In many ways, this fallback to formula, this creative catastrophe, is characteristic of the writerly ethos that lies at the heart of academia. In high school, we begin with the classic five-paragraph slog: Introduction and Thesis, Point One, Point Two, Point Three, Thesis Restatement and Conclusion. Following formula, we effectively regurgitate or interestingly restate another thinker’s ideas. We have all, of course, become phenomenally good at this type of essay writing. Otherwise we would not be at Yale.
But even here, in one of the world’s most vaunted centers of innovative thought, our writing often falls into similar patterns and modes, stripping it of originality. The core of a liberal arts degree can be summed up in five words: reading and writing about books. We objectify and distance the material of study, rather than actively engaging with it or using it as a jumping off point for our own mental explorations. Great, profound ideas — which should provoke great, profound responses — become dusty and sterile.
The academic system requires us to temper our writing out of necessity. In Yale’s intensely competitive pre-professional world, in which our peers are every bit as remarkable as we are and graduate school always seems tempting, we have a thousand reasons not to roll the writerly dice. For perfectionists like us, making a mistake is a terrifying prospect.
Essay writing is a form of practice, we are told — but for what? It would seem that in this system, created by professors, the emphases that steer our writing focus on developing a professorial skill set. And since we are not professors, our formulaic efforts are often structured around stoically mulling over things already said, following the academic script to boredom and tedium.
Good grades are achieved by fulfilling all-too-predictable rubrics. As a professor (one of my favorites) wrote in a term paper guidelines sheet, “In these papers, clarity of writing and precision of analysis are more important than creativity, originality, or profundity.” Rationally self-interested, we standardize, pushing our writing into homogeneity. The process distills the creativity out of us, step by step, casting our words — those most fundamental footprints of mind — in rigid molds, limiting us to theses, topic sentences and supporting clauses. We neatly wrap it all up with a concluding paragraph, then check to see that we have fulfilled all of the perfunctory requirements and given our professor exactly what he or she was expecting. This is all profoundly limiting.
Our writing is, for the most part, far too safe.
Personally, I very much enjoy writing a good, thoughtful essay about an interesting subject. The analytical paper is an incredibly important and valuable educational tool. But I think we would all appreciate a little extra room to take a risk or two, to dive into more passionate, exploratory writing. Ideally, the body of written work at a university should be a chaotic arena, a testing ground for novel — even exotic, even ridiculous — ideas, a dynamic laboratory in which experimentation and the commingling of disparate, uninhibited experimental efforts yield truly novel thought.

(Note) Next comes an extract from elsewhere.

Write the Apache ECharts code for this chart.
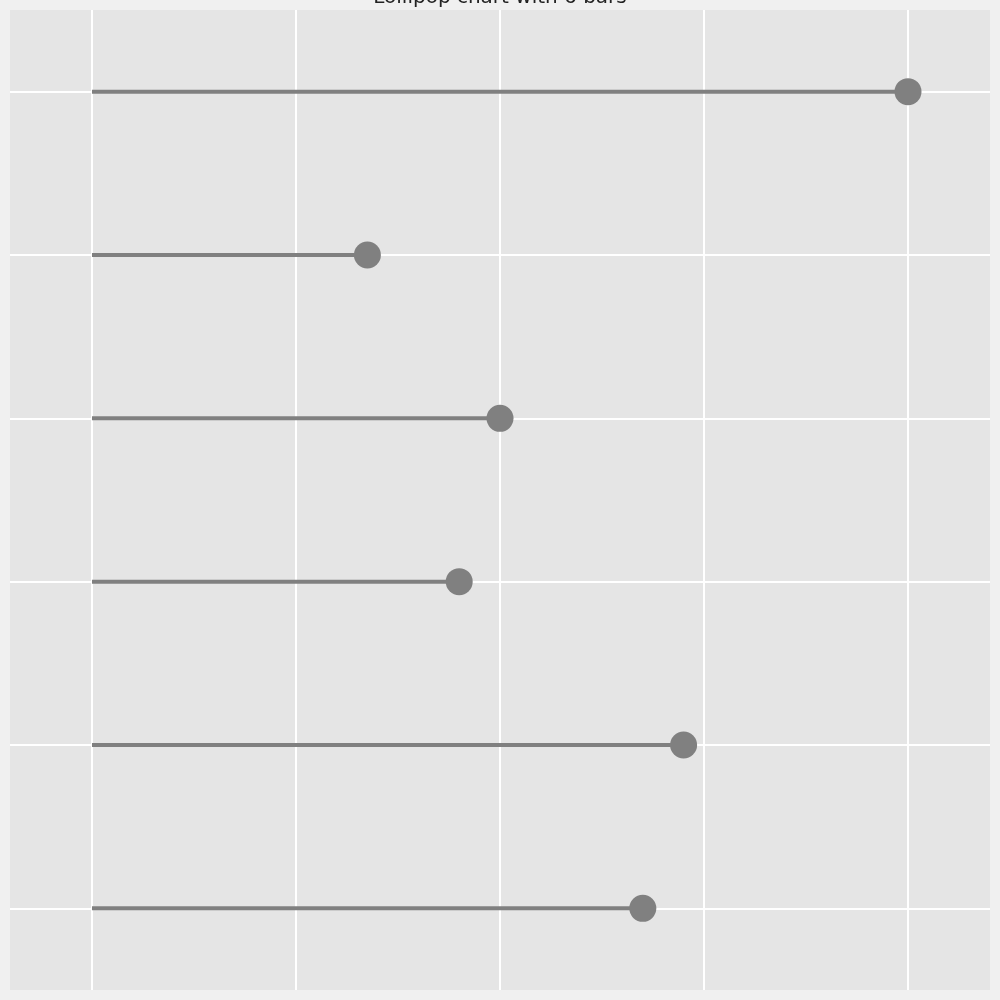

Indeed, in the real world, the writing that catches fire — that captures attention, hearts and minds — always has an edge; it is writing that crosses a boundary, blazes a trail or opens up new territory. There is no reason to suppose that we are not capable of such writing here, and even less reason to believe that efforts that try and fail to achieve these high goals should be academically punished. It may be impossible to be completely original, but getting in the habit of trying is incredibly valuable. Our professors should encourage risk-taking and experimentation, and we, as students, should give them good reason to, by exercising not only our talents of analysis, but also our freewheeling creativity.
In short, I hope that in the future we will be more free to write something ridiculous; in any case, if others start to do it, it won’t look quite as bad when I finally do.
Alex Klein is a sophomore in Davenport College.